- Short exercise
Retype all material exactly. Pictures stay out of the copy.

• • • •

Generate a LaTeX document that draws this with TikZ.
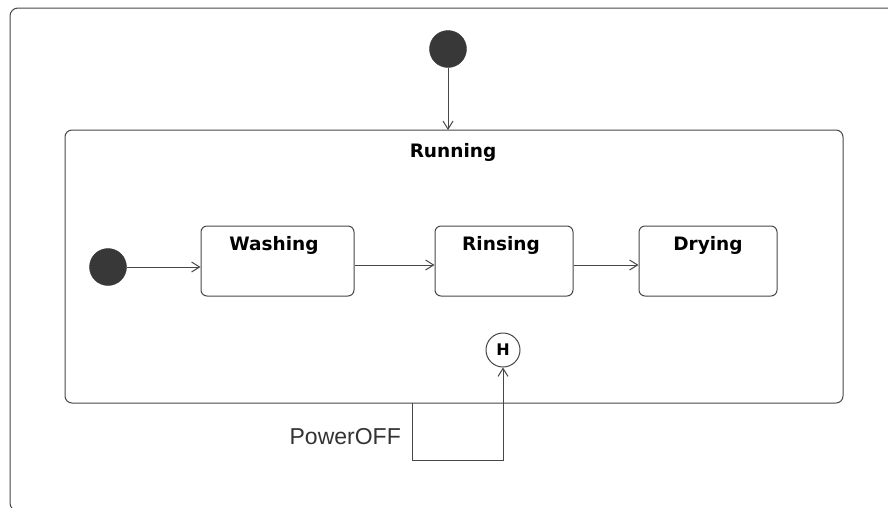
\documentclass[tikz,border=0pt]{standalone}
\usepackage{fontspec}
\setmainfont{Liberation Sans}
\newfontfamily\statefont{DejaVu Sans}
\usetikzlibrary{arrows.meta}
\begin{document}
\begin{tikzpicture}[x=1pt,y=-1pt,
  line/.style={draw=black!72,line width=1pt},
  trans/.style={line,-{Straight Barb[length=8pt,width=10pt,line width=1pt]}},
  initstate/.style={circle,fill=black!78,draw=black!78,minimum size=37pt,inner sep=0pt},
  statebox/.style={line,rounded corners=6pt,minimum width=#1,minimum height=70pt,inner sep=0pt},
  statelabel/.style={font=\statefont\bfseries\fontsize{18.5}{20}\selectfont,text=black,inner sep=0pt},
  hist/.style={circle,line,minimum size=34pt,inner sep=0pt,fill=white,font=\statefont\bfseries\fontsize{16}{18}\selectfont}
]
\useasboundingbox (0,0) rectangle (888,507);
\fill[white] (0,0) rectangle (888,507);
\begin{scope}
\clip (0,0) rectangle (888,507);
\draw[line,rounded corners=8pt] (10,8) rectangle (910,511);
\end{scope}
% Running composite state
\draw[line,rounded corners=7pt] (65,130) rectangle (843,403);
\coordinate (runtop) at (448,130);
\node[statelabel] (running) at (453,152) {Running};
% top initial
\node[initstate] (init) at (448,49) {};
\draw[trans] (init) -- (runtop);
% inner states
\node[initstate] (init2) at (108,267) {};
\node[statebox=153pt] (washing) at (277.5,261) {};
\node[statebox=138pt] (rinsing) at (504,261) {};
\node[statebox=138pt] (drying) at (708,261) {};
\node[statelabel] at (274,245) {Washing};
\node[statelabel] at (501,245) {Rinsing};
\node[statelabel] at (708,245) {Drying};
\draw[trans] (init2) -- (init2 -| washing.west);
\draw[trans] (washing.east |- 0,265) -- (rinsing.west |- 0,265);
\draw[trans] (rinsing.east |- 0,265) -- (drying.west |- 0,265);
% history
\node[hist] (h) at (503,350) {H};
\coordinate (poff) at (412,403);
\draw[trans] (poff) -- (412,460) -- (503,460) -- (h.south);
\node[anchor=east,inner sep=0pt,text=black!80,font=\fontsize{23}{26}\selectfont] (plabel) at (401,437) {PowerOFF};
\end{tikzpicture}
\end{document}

• • • •

- The result
Generate a LaTeX document that draws this with TikZ.
\documentclass[tikz,border=0pt]{standalone}
\usepackage{fontspec}
\setmainfont{Liberation Sans}
\newfontfamily\statefont{DejaVu Sans}
\usetikzlibrary{arrows.meta}
\begin{document}
\begin{tikzpicture}[x=1pt,y=-1pt,
  line/.style={draw=black!72,line width=1pt},
  trans/.style={line,-{Straight Barb[length=8pt,width=10pt,line width=1pt]}},
  initstate/.style={circle,fill=black!78,draw=black!78,minimum size=37pt,inner sep=0pt},
  statebox/.style={line,rounded corners=6pt,minimum width=#1,minimum height=70pt,inner sep=0pt},
  statelabel/.style={font=\statefont\bfseries\fontsize{18.5}{20}\selectfont,text=black,inner sep=0pt},
  hist/.style={circle,line,minimum size=34pt,inner sep=0pt,fill=white,font=\statefont\bfseries\fontsize{16}{18}\selectfont}
]
\useasboundingbox (0,0) rectangle (888,507);
\fill[white] (0,0) rectangle (888,507);
\begin{scope}
\clip (0,0) rectangle (888,507);
\draw[line,rounded corners=8pt] (10,8) rectangle (910,511);
\end{scope}
% Running composite state
\draw[line,rounded corners=7pt] (65,130) rectangle (843,403);
\coordinate (runtop) at (448,130);
\node[statelabel] (running) at (453,152) {Running};
% top initial
\node[initstate] (init) at (448,49) {};
\draw[trans] (init) -- (runtop);
% inner states
\node[initstate] (init2) at (108,267) {};
\node[statebox=153pt] (washing) at (277.5,261) {};
\node[statebox=138pt] (rinsing) at (504,261) {};
\node[statebox=138pt] (drying) at (708,261) {};
\node[statelabel] at (274,245) {Washing};
\node[statelabel] at (501,245) {Rinsing};
\node[statelabel] at (708,245) {Drying};
\draw[trans] (init2) -- (init2 -| washing.west);
\draw[trans] (washing.east |- 0,265) -- (rinsing.west |- 0,265);
\draw[trans] (rinsing.east |- 0,265) -- (drying.west |- 0,265);
% history
\node[hist] (h) at (503,350) {H};
\coordinate (poff) at (412,403);
\draw[trans] (poff) -- (412,460) -- (503,460) -- (h.south);
\node[anchor=east,inner sep=0pt,text=black!80,font=\fontsize{23}{26}\selectfont] (plabel) at (401,437) {PowerOFF};
\end{tikzpicture}
\end{document}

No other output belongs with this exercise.